* **What you need to do**: List all lines of the data containing the word "document".

* **Data shown**:
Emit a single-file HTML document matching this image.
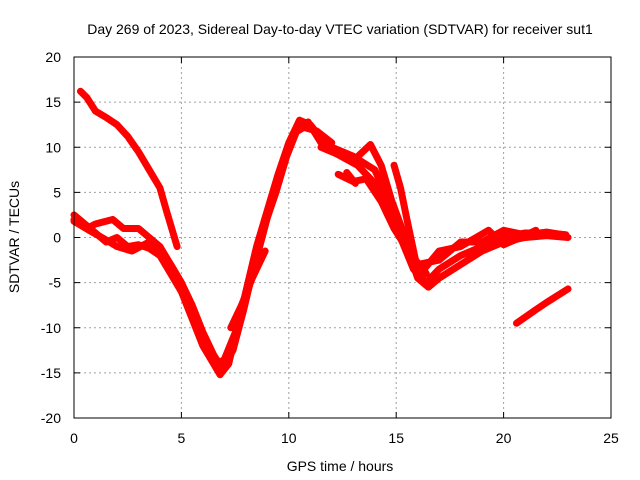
<!DOCTYPE html>
<html><head><meta charset="utf-8"><style>
body{margin:0;background:#fff}
svg{display:block;font-family:"Liberation Sans",sans-serif}
</style></head><body>
<svg id="c" width="640" height="480"></svg>
<script>
const xTicks=[0,5,10,15,20,25];
const yTicks=[-20,-15,-10,-5,0,5,10,15,20];
const traceA=[[0.3,16.2],[0.6,15.5],[1,14],[1.5,13.3],[2,12.5],[2.5,11.2],[3,9.5],[3.5,7.5],[4,5.5],[4.3,3],[4.8,-1]];
const traceB=[[0,2.5],[0.5,1.5],[1,0.5],[1.5,-0.5],[2,0],[2.5,-1],[3,-0.8],[3.5,-1.2],[4,-2],[4.5,-4],[5,-6],[5.5,-9],[6,-12],[6.5,-14],[6.8,-15.2],[7.2,-14],[7.5,-11],[8,-6],[8.5,-1],[9,3],[9.5,7],[10,10.5],[10.5,13],[11,12.5],[11.5,11],[12,10],[13,9],[14,7.5],[14.5,5],[15,2],[15.5,-1],[16,-4.5],[16.5,-5.5],[17,-4.5],[18,-3],[19,-1.5],[20,-0.5],[21,0],[22,0.2],[23,0]];
const traceB2=[[0,1.8],[0.7,0.8],[1.3,0],[2,-1],[2.7,-1.5],[3.5,-0.5],[4,-1.5],[4.5,-3],[5,-5],[5.5,-7.5],[6,-10.5],[6.5,-13],[6.9,-14.5],[7.4,-12.5],[7.9,-8],[8.4,-3],[8.9,1.5],[9.4,5],[9.9,9],[10.4,12],[10.9,12.8],[11.5,10.5],[12.2,9.3],[13.2,8],[14,6],[14.6,3],[15.2,0],[15.8,-3.5],[16.4,-5],[17,-3.5],[18,-2],[19,-1],[20,0],[21,0.5],[22,0.5],[22.9,0.3]];
const traceB3=[[5.2,-6.5],[5.8,-10],[6.3,-12.5],[6.7,-14],[7.0,-13.5],[7.6,-10],[8.2,-5],[8.7,-0.5],[9.2,4],[9.7,8],[10.2,11.5],[10.7,12.2],[11.3,11.8],[12,10.5]];
const traceC=[[0,2],[0.6,1],[1,1.5],[1.8,2],[2.3,1],[3,1],[3.5,0],[4,-1],[4.5,-3],[5,-5],[5.2,-6.5]];
const traceD=[[7.3,-10],[7.8,-7.5],[8.3,-4.5],[8.9,-1.5]];
const traceE=[[11.5,10],[12.5,9],[13,8.5],[13.8,10.3],[14.3,8],[14.8,4],[15.5,-0.5],[16,-3],[17,-2.5],[18,-0.5],[19,-0.5],[20,0.8],[21,0.3],[22,0.6],[22.8,0.3]];
const traceF=[[12.3,7],[13,6.2],[13.6,6.5],[14.3,4],[14.9,1],[15.3,-0.5],[15.8,-2.5],[16.3,-3.5],[17,-1.5],[18,-1],[19.3,0.8],[20,-0.8],[20.8,0],[21.5,0.8]];
const traceF2=[[14.9,8],[15.2,5.5],[15.5,2],[15.9,-2.5],[16.4,-4]];
const traceG=[[20.6,-9.5],[21.5,-8],[22,-7.2],[23,-5.7]];
const traceH=[[12.7,7.2],[13.1,6]];
const traces=[traceA,traceB,traceB2,traceB3,traceC,traceD,traceE,traceF,traceF2,traceG,traceH];
const L=74,R=611,T=57,Bm=418;
const sx=v=>L+(v-0)/25*(R-L);
const sy=v=>Bm-(v+20)/40*(Bm-T);
const NS="http://www.w3.org/2000/svg";
const svg=document.getElementById('c');
function mk(t,a,txt){const e=document.createElementNS(NS,t);for(const k in a)e.setAttribute(k,a[k]);if(txt!==undefined)e.textContent=txt;svg.appendChild(e);return e;}
xTicks.forEach(v=>{const x=sx(v);
 if(v>0&&v<25){const g=mk('line',{x1:x,x2:x,y1:T,y2:Bm,stroke:'#a0a0a0','stroke-dasharray':'2,3'});
 
 }
 const t=mk('text',{x:x,y:443,'text-anchor':'middle','font-size':14,fill:'#000'},v);
 
 
 mk('line',{x1:x,x2:x,y1:Bm,y2:Bm-6,stroke:'#000'});mk('line',{x1:x,x2:x,y1:T,y2:T+6,stroke:'#000'});
});
yTicks.forEach(v=>{const y=sy(v);
 if(v>-20&&v<20){const g=mk('line',{x1:L,x2:R,y1:y,y2:y,stroke:'#a0a0a0','stroke-dasharray':'2,3'});
 
 }
 const t=mk('text',{x:61,y:y+5,'text-anchor':'end','font-size':14,fill:'#000'},v);
 
 
 mk('line',{x1:L,x2:L+6,y1:y,y2:y,stroke:'#000'});mk('line',{x1:R,x2:R-6,y1:y,y2:y,stroke:'#000'});
});
traces.forEach(tr=>{
 const p=mk('polyline',{points:tr.map(d=>sx(d[0])+','+sy(d[1])).join(' '),fill:'none',stroke:'#ff0000','stroke-width':7,'stroke-linejoin':'round','stroke-linecap':'round'});
 
 
});
const f=mk('rect',{x:L,y:T,width:R-L,height:Bm-T,fill:'none',stroke:'#000'});


const ti=mk('text',{x:340,y:34,'text-anchor':'middle','font-size':14},'Day 269 of 2023, Sidereal Day-to-day VTEC variation (SDTVAR) for receiver sut1');


const xt=mk('text',{x:340,y:471,'text-anchor':'middle','font-size':14},'GPS time / hours');


const yt=mk('text',{x:0,y:0,'text-anchor':'middle','font-size':14,transform:'translate(19,237) rotate(-90)'},'SDTVAR / TECUs');


</script>
</body></html>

* **Output of the exercise**:
Emit a single-file HTML document matching this image.
const svg=document.getElementById('c');
function mk(t,a,txt){const e=document.createElementNS(NS,t);for(const k in a)e.setAttribute(k,a[k]);if(txt!==undefined)e.textContent=txt;svg.appendChild(e);return e;}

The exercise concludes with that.